## Recorded data
------------------------------------------------

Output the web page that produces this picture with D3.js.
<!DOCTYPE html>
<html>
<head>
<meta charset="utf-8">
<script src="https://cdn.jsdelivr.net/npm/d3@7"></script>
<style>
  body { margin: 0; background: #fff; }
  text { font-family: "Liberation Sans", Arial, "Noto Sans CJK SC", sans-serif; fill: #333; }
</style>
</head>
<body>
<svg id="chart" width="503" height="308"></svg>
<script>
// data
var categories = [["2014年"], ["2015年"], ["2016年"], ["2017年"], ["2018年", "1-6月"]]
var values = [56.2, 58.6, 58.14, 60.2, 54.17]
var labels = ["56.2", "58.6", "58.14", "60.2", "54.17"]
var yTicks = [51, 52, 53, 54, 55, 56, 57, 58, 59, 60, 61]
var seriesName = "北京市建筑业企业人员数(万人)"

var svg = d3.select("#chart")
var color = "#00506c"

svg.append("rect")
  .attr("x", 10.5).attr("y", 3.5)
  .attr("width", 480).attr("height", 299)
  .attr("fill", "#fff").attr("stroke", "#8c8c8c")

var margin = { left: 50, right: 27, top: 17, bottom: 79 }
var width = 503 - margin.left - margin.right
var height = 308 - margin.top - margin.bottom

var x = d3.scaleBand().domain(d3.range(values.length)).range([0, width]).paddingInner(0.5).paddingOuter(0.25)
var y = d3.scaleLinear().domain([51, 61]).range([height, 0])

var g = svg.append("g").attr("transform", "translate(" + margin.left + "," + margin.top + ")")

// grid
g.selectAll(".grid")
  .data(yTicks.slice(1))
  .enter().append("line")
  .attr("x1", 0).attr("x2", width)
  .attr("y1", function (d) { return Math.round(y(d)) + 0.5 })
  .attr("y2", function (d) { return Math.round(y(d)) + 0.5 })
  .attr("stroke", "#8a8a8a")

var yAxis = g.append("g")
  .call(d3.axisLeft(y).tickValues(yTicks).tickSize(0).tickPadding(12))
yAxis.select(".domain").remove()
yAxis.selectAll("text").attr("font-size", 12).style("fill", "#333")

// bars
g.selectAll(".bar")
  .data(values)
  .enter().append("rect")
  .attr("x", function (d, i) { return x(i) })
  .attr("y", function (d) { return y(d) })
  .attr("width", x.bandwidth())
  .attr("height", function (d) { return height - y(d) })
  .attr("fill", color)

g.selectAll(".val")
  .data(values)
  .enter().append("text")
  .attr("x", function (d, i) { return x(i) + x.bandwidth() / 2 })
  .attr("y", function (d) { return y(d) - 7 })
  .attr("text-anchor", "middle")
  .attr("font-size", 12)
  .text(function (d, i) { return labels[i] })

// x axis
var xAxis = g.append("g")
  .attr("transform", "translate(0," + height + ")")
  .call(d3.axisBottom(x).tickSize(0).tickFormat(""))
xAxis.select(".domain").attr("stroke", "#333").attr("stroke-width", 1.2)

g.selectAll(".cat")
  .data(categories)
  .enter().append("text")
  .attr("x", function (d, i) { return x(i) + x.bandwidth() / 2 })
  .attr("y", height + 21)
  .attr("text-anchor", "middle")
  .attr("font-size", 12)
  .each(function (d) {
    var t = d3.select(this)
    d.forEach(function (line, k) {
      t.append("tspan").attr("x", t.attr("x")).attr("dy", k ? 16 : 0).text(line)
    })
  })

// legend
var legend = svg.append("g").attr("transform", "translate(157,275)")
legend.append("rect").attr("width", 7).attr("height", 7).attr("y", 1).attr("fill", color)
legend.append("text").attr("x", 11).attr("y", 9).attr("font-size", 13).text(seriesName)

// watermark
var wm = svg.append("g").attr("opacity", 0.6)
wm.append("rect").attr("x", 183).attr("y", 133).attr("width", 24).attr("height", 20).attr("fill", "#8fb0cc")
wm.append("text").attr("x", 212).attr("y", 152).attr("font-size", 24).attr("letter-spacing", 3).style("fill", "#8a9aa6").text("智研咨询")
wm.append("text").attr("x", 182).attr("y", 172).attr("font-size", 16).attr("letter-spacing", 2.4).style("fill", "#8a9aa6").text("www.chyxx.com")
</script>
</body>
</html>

------------------------------------------------

## Goal of the exercise
Using the data above, repeat every line exactly.

## Completed task
Output the web page that produces this picture with D3.js.
<!DOCTYPE html>
<html>
<head>
<meta charset="utf-8">
<script src="https://cdn.jsdelivr.net/npm/d3@7"></script>
<style>
  body { margin: 0; background: #fff; }
  text { font-family: "Liberation Sans", Arial, "Noto Sans CJK SC", sans-serif; fill: #333; }
</style>
</head>
<body>
<svg id="chart" width="503" height="308"></svg>
<script>
// data
var categories = [["2014年"], ["2015年"], ["2016年"], ["2017年"], ["2018年", "1-6月"]]
var values = [56.2, 58.6, 58.14, 60.2, 54.17]
var labels = ["56.2", "58.6", "58.14", "60.2", "54.17"]
var yTicks = [51, 52, 53, 54, 55, 56, 57, 58, 59, 60, 61]
var seriesName = "北京市建筑业企业人员数(万人)"

var svg = d3.select("#chart")
var color = "#00506c"

svg.append("rect")
  .attr("x", 10.5).attr("y", 3.5)
  .attr("width", 480).attr("height", 299)
  .attr("fill", "#fff").attr("stroke", "#8c8c8c")

var margin = { left: 50, right: 27, top: 17, bottom: 79 }
var width = 503 - margin.left - margin.right
var height = 308 - margin.top - margin.bottom

var x = d3.scaleBand().domain(d3.range(values.length)).range([0, width]).paddingInner(0.5).paddingOuter(0.25)
var y = d3.scaleLinear().domain([51, 61]).range([height, 0])

var g = svg.append("g").attr("transform", "translate(" + margin.left + "," + margin.top + ")")

// grid
g.selectAll(".grid")
  .data(yTicks.slice(1))
  .enter().append("line")
  .attr("x1", 0).attr("x2", width)
  .attr("y1", function (d) { return Math.round(y(d)) + 0.5 })
  .attr("y2", function (d) { return Math.round(y(d)) + 0.5 })
  .attr("stroke", "#8a8a8a")

var yAxis = g.append("g")
  .call(d3.axisLeft(y).tickValues(yTicks).tickSize(0).tickPadding(12))
yAxis.select(".domain").remove()
yAxis.selectAll("text").attr("font-size", 12).style("fill", "#333")

// bars
g.selectAll(".bar")
  .data(values)
  .enter().append("rect")
  .attr("x", function (d, i) { return x(i) })
  .attr("y", function (d) { return y(d) })
  .attr("width", x.bandwidth())
  .attr("height", function (d) { return height - y(d) })
  .attr("fill", color)

g.selectAll(".val")
  .data(values)
  .enter().append("text")
  .attr("x", function (d, i) { return x(i) + x.bandwidth() / 2 })
  .attr("y", function (d) { return y(d) - 7 })
  .attr("text-anchor", "middle")
  .attr("font-size", 12)
  .text(function (d, i) { return labels[i] })

// x axis
var xAxis = g.append("g")
  .attr("transform", "translate(0," + height + ")")
  .call(d3.axisBottom(x).tickSize(0).tickFormat(""))
xAxis.select(".domain").attr("stroke", "#333").attr("stroke-width", 1.2)

g.selectAll(".cat")
  .data(categories)
  .enter().append("text")
  .attr("x", function (d, i) { return x(i) + x.bandwidth() / 2 })
  .attr("y", height + 21)
  .attr("text-anchor", "middle")
  .attr("font-size", 12)
  .each(function (d) {
    var t = d3.select(this)
    d.forEach(function (line, k) {
      t.append("tspan").attr("x", t.attr("x")).attr("dy", k ? 16 : 0).text(line)
    })
  })

// legend
var legend = svg.append("g").attr("transform", "translate(157,275)")
legend.append("rect").attr("width", 7).attr("height", 7).attr("y", 1).attr("fill", color)
legend.append("text").attr("x", 11).attr("y", 9).attr("font-size", 13).text(seriesName)

// watermark
var wm = svg.append("g").attr("opacity", 0.6)
wm.append("rect").attr("x", 183).attr("y", 133).attr("width", 24).attr("height", 20).attr("fill", "#8fb0cc")
wm.append("text").attr("x", 212).attr("y", 152).attr("font-size", 24).attr("letter-spacing", 3).style("fill", "#8a9aa6").text("智研咨询")
wm.append("text").attr("x", 182).attr("y", 172).attr("font-size", 16).attr("letter-spacing", 2.4).style("fill", "#8a9aa6").text("www.chyxx.com")
</script>
</body>
</html>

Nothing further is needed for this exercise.